True to expectation, my coat did get plenty more outside exposure time as one of the shop personnel left the main garage door open for the entire working time of 1.5 hours, and no one did anything about it. He also parked a mid-grey rotary engined sports car next to it. I suspect the perps like rotary engines for some reason, but not for many models, only a few.

I also see that the perps are arranging used body parts to be along my route for the cleaning job. Yesterday I had to clean up some strange grey mud on the floor, and today, it seems that two body panels near my cleaning tray storage have this same strange grey dust on them. I suspect the parts and the mud come from some distance, and aren't local. There is a significant geographic component to the harassment, and after two months of digging local farmland last summer, I am sure that the perps might be ready to increase the varieties, colors and sources of soils. The top soil hauling and dispersement at my in-town brother's place last weekend might also be connected to the assholes' soil research agenda.

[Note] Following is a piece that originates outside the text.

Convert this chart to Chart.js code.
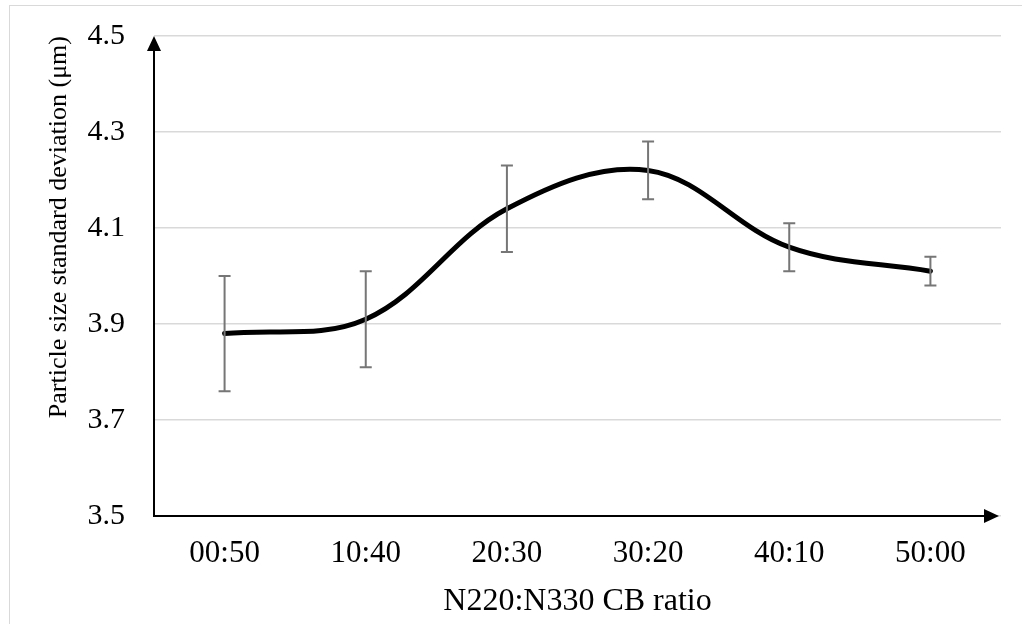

And I got more of the usual jerkarounds from the boss man; he needs me for mopping and so, after dealing with the garbage for three minutes, he then doesn't need me after the mop is wetted but not used. Then he wants me to do vacuuming at the main sales area doors, and I also ask him if he wants the central hallway also vacuumed as he usually does. No, he says it is fine. Then at the end of the job, he asks me why I didn't vacuum the central hallway and I tell him that I asked, and he said no. Then he says, something like. "thats OK". WTF; conflicting demands, only about seven minutes apart.

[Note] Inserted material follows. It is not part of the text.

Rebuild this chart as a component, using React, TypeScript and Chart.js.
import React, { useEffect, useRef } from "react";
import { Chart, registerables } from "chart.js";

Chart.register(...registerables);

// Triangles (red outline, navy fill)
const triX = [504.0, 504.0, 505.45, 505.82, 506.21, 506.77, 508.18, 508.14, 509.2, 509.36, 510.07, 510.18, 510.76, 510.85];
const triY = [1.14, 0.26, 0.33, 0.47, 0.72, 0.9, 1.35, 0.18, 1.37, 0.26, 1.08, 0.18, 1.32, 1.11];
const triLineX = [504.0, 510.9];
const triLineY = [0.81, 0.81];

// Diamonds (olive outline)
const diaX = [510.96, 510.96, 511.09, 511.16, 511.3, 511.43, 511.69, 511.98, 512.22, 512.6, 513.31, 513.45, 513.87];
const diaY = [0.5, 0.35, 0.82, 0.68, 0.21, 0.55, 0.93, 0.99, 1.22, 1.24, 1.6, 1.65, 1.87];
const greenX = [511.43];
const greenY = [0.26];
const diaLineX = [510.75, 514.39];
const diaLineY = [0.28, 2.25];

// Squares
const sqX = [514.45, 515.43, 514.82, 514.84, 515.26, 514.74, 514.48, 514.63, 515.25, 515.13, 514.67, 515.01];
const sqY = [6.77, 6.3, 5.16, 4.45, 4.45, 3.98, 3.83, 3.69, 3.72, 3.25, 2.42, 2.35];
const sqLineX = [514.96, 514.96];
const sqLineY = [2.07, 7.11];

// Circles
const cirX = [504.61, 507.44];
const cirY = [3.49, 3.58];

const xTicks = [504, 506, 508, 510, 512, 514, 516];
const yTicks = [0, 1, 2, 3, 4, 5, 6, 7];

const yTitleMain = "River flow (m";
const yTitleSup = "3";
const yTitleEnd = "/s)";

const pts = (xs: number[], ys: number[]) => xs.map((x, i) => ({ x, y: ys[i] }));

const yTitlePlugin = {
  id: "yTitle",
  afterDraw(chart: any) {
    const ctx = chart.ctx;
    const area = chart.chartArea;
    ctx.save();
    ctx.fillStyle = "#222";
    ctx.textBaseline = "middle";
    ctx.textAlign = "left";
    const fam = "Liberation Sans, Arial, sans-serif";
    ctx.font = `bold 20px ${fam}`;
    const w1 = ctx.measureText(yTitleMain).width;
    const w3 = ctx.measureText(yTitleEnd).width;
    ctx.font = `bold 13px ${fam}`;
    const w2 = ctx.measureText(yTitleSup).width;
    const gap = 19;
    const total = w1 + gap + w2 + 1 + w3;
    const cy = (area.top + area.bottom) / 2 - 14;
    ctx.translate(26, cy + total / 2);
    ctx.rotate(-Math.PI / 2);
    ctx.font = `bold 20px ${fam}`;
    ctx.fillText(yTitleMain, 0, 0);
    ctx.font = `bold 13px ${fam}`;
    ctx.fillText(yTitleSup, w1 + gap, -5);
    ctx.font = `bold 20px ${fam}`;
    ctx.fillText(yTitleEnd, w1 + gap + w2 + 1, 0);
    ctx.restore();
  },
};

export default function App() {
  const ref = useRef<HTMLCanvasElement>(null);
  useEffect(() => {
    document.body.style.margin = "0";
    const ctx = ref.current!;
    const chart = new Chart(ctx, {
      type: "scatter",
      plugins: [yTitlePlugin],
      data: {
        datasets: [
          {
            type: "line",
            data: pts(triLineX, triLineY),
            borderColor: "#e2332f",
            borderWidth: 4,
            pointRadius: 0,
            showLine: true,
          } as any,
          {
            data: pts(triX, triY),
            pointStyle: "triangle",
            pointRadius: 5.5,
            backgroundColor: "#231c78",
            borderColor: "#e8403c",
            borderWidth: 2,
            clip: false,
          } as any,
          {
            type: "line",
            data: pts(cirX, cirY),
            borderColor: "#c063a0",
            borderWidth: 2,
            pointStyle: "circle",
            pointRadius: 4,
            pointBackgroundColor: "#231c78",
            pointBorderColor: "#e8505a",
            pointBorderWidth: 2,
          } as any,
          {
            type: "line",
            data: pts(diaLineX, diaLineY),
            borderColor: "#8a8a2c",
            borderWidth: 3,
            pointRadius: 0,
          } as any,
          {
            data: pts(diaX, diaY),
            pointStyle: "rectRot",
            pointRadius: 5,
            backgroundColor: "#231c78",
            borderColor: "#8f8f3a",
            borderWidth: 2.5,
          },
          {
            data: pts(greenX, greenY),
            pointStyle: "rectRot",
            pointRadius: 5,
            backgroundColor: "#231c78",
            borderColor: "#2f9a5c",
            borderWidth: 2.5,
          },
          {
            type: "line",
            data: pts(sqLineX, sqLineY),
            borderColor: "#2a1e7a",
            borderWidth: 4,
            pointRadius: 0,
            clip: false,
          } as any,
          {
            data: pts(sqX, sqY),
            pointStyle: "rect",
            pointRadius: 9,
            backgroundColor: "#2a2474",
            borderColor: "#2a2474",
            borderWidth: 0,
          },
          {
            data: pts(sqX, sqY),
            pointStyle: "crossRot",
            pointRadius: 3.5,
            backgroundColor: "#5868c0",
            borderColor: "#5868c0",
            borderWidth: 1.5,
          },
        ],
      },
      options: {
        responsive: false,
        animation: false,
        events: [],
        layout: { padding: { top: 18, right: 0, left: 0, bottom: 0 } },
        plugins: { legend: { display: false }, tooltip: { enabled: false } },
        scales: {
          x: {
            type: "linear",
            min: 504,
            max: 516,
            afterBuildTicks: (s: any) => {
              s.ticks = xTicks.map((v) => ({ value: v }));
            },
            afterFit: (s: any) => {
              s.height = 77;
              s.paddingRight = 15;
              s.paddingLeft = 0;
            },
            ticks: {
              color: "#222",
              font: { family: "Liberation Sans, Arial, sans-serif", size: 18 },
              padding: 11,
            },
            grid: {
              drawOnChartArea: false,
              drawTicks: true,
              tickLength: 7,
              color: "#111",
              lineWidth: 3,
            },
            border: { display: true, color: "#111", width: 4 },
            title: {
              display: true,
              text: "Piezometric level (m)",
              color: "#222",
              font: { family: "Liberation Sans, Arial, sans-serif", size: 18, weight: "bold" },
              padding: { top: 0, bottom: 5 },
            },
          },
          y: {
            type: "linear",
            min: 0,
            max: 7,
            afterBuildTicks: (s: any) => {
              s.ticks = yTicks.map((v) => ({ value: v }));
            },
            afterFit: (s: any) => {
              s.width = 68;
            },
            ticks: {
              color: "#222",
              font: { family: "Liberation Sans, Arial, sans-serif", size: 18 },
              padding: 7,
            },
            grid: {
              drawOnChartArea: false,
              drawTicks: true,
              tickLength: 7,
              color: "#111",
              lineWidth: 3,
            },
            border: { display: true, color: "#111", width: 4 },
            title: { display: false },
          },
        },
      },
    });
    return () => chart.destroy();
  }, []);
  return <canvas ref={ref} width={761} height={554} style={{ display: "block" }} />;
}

One of my confreres of the TI community put an exceptional blog posting up today. Rachael O's lament and her story are profoundly moving, and it seems that the perps have treated her to another order of magnitude of adversity than I got in my formative years. So why are the perps keeping us alive, and what are they after that is so elusive that they undertake escalated (since 2002-03 for most TI's) nonconsensual research by way of outwardly covert means? One oblique answer was, "if you only knew", from my supposedly demented father after I ragged his ass for standing in front of the TV for the umpteenth time. So I asked him to tell me what I didn't know, but he scuttled off, the fucking quisling. This was the most sensical and context appropriate statement he said in at least four years, totally out of character, and then he takes off. And I get to "babysit" him for tomorrow afternoon. I wonder what the deal is, and if it is some kind of forced proximity games, just him and I. My answer to that is, been there, done that. Not only in the past year, but when he was in his abusive prime, going back a few decades. I was his helper in his geological prospecting of a coal lease area for 10 days. I should of got additional danger pay for traumatization, even then at age 20.

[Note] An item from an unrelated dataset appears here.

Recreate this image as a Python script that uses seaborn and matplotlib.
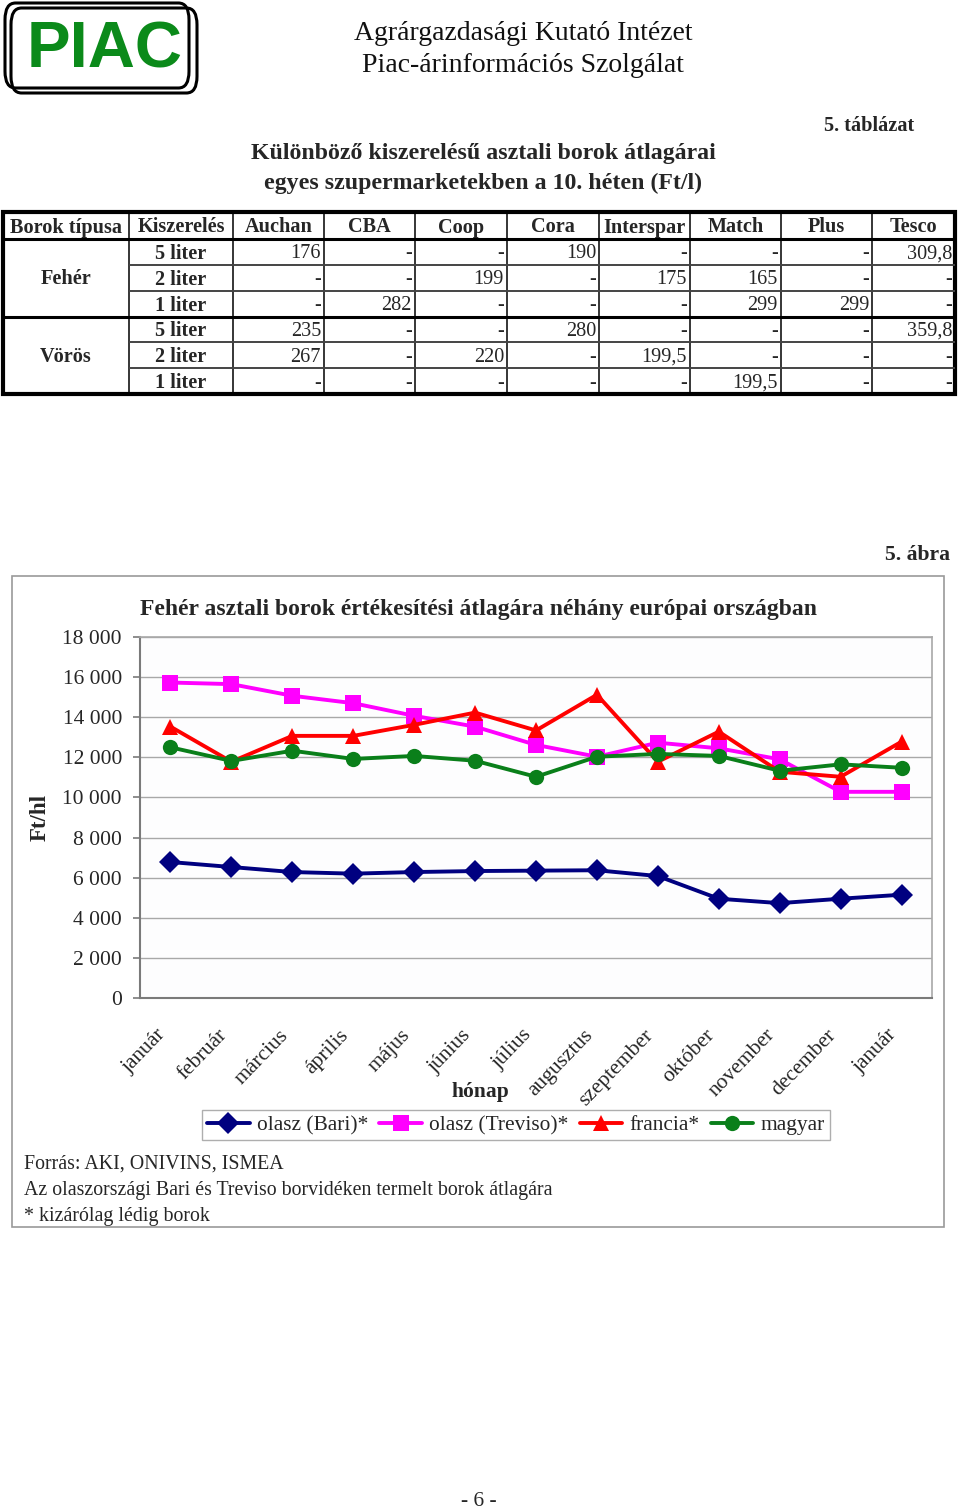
import numpy as np
import pandas as pd
import matplotlib
matplotlib.use("Agg")
import matplotlib.pyplot as plt
import matplotlib.transforms as mtransforms
import seaborn as sns
from matplotlib.patches import FancyBboxPatch, Rectangle

# ---------------- data ----------------
months = ["január", "február", "március", "április", "május", "június", "július",
          "augusztus", "szeptember", "október", "november", "december", "január"]
bari = [6780, 6530, 6280, 6200, 6280, 6330, 6350, 6370, 6080, 4950, 4730, 4950, 5150]
treviso = [15730, 15650, 15070, 14700, 14070, 13530, 12620, 12030, 12730, 12450, 11900, 10280, 10280]
francia = [13530, 11780, 13070, 13070, 13620, 14230, 13340, 15120, 11780, 13280, 11280, 11030, 12780]
magyar = [12500, 11820, 12330, 11920, 12070, 11830, 11030, 12030, 12170, 12070, 11330, 11650, 11480]
series_names = ["olasz (Bari)*", "olasz (Treviso)*", "francia*", "magyar"]
y_ticks = [0, 2000, 4000, 6000, 8000, 10000, 12000, 14000, 16000, 18000]

stores = ["Auchan", "CBA", "Coop", "Cora", "Interspar", "Match", "Plus", "Tesco"]
wine_types = ["Fehér", "Vörös"]
pack_sizes = ["5 liter", "2 liter", "1 liter"]
feher_prices = [[176, None, None, 190, None, None, None, 309.8],
                [None, None, 199, None, 175, 165, None, None],
                [None, 282, None, None, None, 299, 299, None]]
voros_prices = [[235, None, None, 280, None, None, None, 359.8],
                [267, None, 220, None, 199.5, None, None, None],
                [None, None, None, None, None, 199.5, None, None]]

# ---------------- style ----------------
sns.set_theme(style="white")
plt.rcParams["font.family"] = ["Liberation Serif", "DejaVu Serif"]

W, H = 960, 1511
fig = plt.figure(figsize=(W / 100, H / 100), dpi=100)
fig.patch.set_facecolor("white")


def fx(x):
    return x / W


def fy(y):
    return 1 - y / H


def ax_rect(x0, y0, x1, y1):
    return [fx(x0), fy(y1), fx(x1) - fx(x0), fy(y0) - fy(y1)]


# ---------------- header ----------------
for (x0, y0, x1, y1) in [(5, 3, 189, 88), (11, 8, 197, 93)]:
    fig.patches.append(FancyBboxPatch((fx(x0), fy(y1)), fx(x1) - fx(x0), fy(y0) - fy(y1),
                                      boxstyle="round,pad=0,rounding_size=0.011",
                                      transform=fig.transFigure, fill=False,
                                      edgecolor="black", linewidth=2.2))
fig.text(fx(105), fy(50), "PIAC", family="Liberation Sans", fontweight="bold",
         fontsize=47, color="#0b8a1a", ha="center", va="center")
fig.text(fx(523), fy(33), "Agrárgazdasági Kutató Intézet", fontsize=20,
         ha="center", va="center", color="#111111")
fig.text(fx(523), fy(65), "Piac-árinformációs Szolgálat", fontsize=20,
         ha="center", va="center", color="#111111")

fig.text(fx(914), fy(126), "5. táblázat", fontsize=14.6, fontweight="bold",
         ha="right", va="center")
fig.text(fx(483), fy(154), "Különböző kiszerelésű asztali borok átlagárai", fontsize=17.2,
         fontweight="bold", ha="center", va="center")
fig.text(fx(483), fy(183), "egyes szupermarketekben a 10. héten (Ft/l)", fontsize=17.2,
         fontweight="bold", ha="center", va="center")

# ---------------- table ----------------
tx0, ty0, tx1, ty1 = 3, 212, 955, 394
tax = fig.add_axes(ax_rect(tx0, ty0, tx1, ty1))
tax.set_xlim(tx0, tx1)
tax.set_ylim(ty1, ty0)
tax.axis("off")
col_edges = [3, 129, 233, 324, 415, 507, 599, 690, 781, 872, 955]
row_edges = [212, 239, 265, 291, 317, 342, 368, 394]
TFS = 14.6

header = ["Borok típusa", "Kiszerelés"] + stores
for i, h in enumerate(header):
    tax.text((col_edges[i] + col_edges[i + 1]) / 2, (row_edges[0] + row_edges[1]) / 2 + 2, h,
             fontsize=TFS, fontweight="bold", ha="center", va="center")


def fmt(v):
    return "-" if v is None else f"{v:g}".replace(".", ",")


for g, (wt, block) in enumerate(zip(wine_types, [feher_prices, voros_prices])):
    rtop = 1 + 3 * g
    tax.text((col_edges[0] + col_edges[1]) / 2, (row_edges[rtop] + row_edges[rtop + 3]) / 2 + 1,
             wt, fontsize=TFS, fontweight="bold", ha="center", va="center")
    for r in range(3):
        ri = rtop + r
        yc = (row_edges[ri] + row_edges[ri + 1]) / 2 + 2
        tax.text((col_edges[1] + col_edges[2]) / 2, yc, pack_sizes[r], fontsize=TFS,
                 fontweight="bold", ha="center", va="center")
        for c, v in enumerate(block[r]):
            tax.text(col_edges[c + 3] - 3, yc, fmt(v), fontsize=TFS, ha="right", va="center")

# grid lines
tax.vlines(col_edges[1:-1], row_edges[0], row_edges[-1], color="black", lw=1.1)
tax.hlines([row_edges[2], row_edges[3], row_edges[5], row_edges[6]], col_edges[1], col_edges[-1],
           color="#444444", lw=1.4)
tax.hlines([row_edges[1], row_edges[4]], col_edges[0], col_edges[-1], color="black", lw=2.2)
tax.add_patch(Rectangle((tx0, ty0), tx1 - tx0, ty1 - ty0, fill=False, edgecolor="black",
                        lw=3.0, clip_on=False))

# ---------------- chart frame ----------------
fig.patches.append(Rectangle((fx(12), fy(1227)), fx(944) - fx(12), fy(576) - fy(1227),
                             transform=fig.transFigure, fill=False, edgecolor="#9a9a9a", lw=1.2))
fig.text(fx(950), fy(555), "5. ábra", fontsize=15.6, fontweight="bold", ha="right", va="center")

# ---------------- chart ----------------
ax = fig.add_axes(ax_rect(140, 637, 932, 998))
x = np.arange(len(months))
df = pd.DataFrame({
    "x": np.tile(x, 4),
    "value": bari + treviso + francia + magyar,
    "series": np.repeat(series_names, len(months)),
})
palette = {series_names[0]: "#000080", series_names[1]: "#FF00FF",
           series_names[2]: "#FF0000", series_names[3]: "#0A7F1A"}
markers = {series_names[0]: "D", series_names[1]: "s",
           series_names[2]: "^", series_names[3]: "o"}
sns.lineplot(data=df, x="x", y="value", hue="series", style="series", palette=palette,
             markers=markers, dashes=False, linewidth=2.8, markersize=11,
             markeredgewidth=0, ax=ax, legend=True, zorder=3)

ax.set_xlim(-0.5, len(months) - 0.5)
ax.set_ylim(0, 18000)
ax.set_yticks(y_ticks)
ax.set_yticklabels([f"{v:,}".replace(",", " ") for v in y_ticks], fontsize=15.5)
ax.set_xticks(x)
ax.set_xticklabels(months, fontsize=15.5, rotation=46, ha="right", rotation_mode="anchor")
ax.set_xticks(np.arange(-0.5, len(months)), minor=True)
ax.tick_params(axis="x", which="major", length=0, pad=20)
ax.tick_params(axis="x", which="minor", length=5, color="#808080", direction="out")
ax.tick_params(axis="y", length=5, color="#808080", direction="out", pad=8, left=True)
shift = mtransforms.ScaledTranslation(-14 / 100, 0, fig.dpi_scale_trans)
for lab in ax.get_xticklabels():
    lab.set_transform(lab.get_transform() + shift)
ax.yaxis.grid(True, color="#a8a8a8", lw=1)
ax.xaxis.grid(False)
ax.set_facecolor("#fdfdfe")
ax.set_xlabel("")
ax.set_ylabel("")
for s in ["left", "bottom"]:
    ax.spines[s].set_color("#7a7a7a")
    ax.spines[s].set_linewidth(1.5)
for s in ["top", "right"]:
    ax.spines[s].set_color("#a8a8a8")
    ax.spines[s].set_linewidth(1.2)

handles, labels = ax.get_legend_handles_labels()
ax.get_legend().remove()
leg = fig.legend(handles, labels, loc="center", bbox_to_anchor=(fx(516), fy(1125)),
                 ncol=4, fontsize=15.4, frameon=True, fancybox=False, edgecolor="#9a9a9a",
                 handlelength=2.0, handletextpad=0.35, columnspacing=0.5, borderpad=0.25,
                 borderaxespad=0)
leg.get_frame().set_linewidth(1.0)

fig.text(fx(140), fy(610), "Fehér asztali borok értékesítési átlagára néhány európai országban",
         fontsize=17, fontweight="bold", ha="left", va="center")
fig.text(fx(40), fy(817), "Ft/hl", fontsize=16.5, fontweight="bold", rotation=90,
         ha="center", va="center")
fig.text(fx(480), fy(1092), "hónap", fontsize=15.5, fontweight="bold", ha="center", va="center")

fig.text(fx(24), fy(1164), "Forrás: AKI, ONIVINS, ISMEA", fontsize=14.3, ha="left", va="center")
fig.text(fx(24), fy(1190), "Az olaszországi Bari és Treviso borvidéken termelt borok átlagára",
         fontsize=14.3, ha="left", va="center")
fig.text(fx(24), fy(1216), "* kizárólag lédig borok", fontsize=14.3, ha="left", va="center")

fig.text(fx(479), fy(1501), "- 6 -", fontsize=15.5, ha="center", va="center")

fig.savefig("out.png", dpi=100)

Time to call this one done, and hope that I don't get 30 minutes of head tossing on each side before sleep is allowed. No recalled dreams or other activity in the night though, a rarity.


Apocalypto said...

Hang in there. Too bad you can't emigrate here to Florida and obtain a concealed weapons license. The threat of death definitely has a negative effect on the scumbags.

I post on the blog, Wanderings. Don't do it very often, but that's how I got your link after writing a post about the scum torturing my cat to the point where I'm going to have to put him down to save him from pain.

I saw you stopped by. God bless you.

We are dealing wiith the lowest form of life on the planet.

You're not the only Canadian I've heard from who has been subjected to the jackhammer phenomenon. Anybody cranks up a jackhammer around me and I'll put a 500 grain soft nose through his stupid ass. It'll take down a Cape buffalo. Should make one hell of a mess out of a stalker, don't you think? Good luck.

AJH said...

Packing a peacemaker would decidedly change the dynamic around me, all for the good. But not permitted here of course, and hence this ongoing cat and mouse game that goes to bizarre levels all to maintain this pretend front of covertness. Like who are they fooling?

Nice to converse, thanks for stopping by.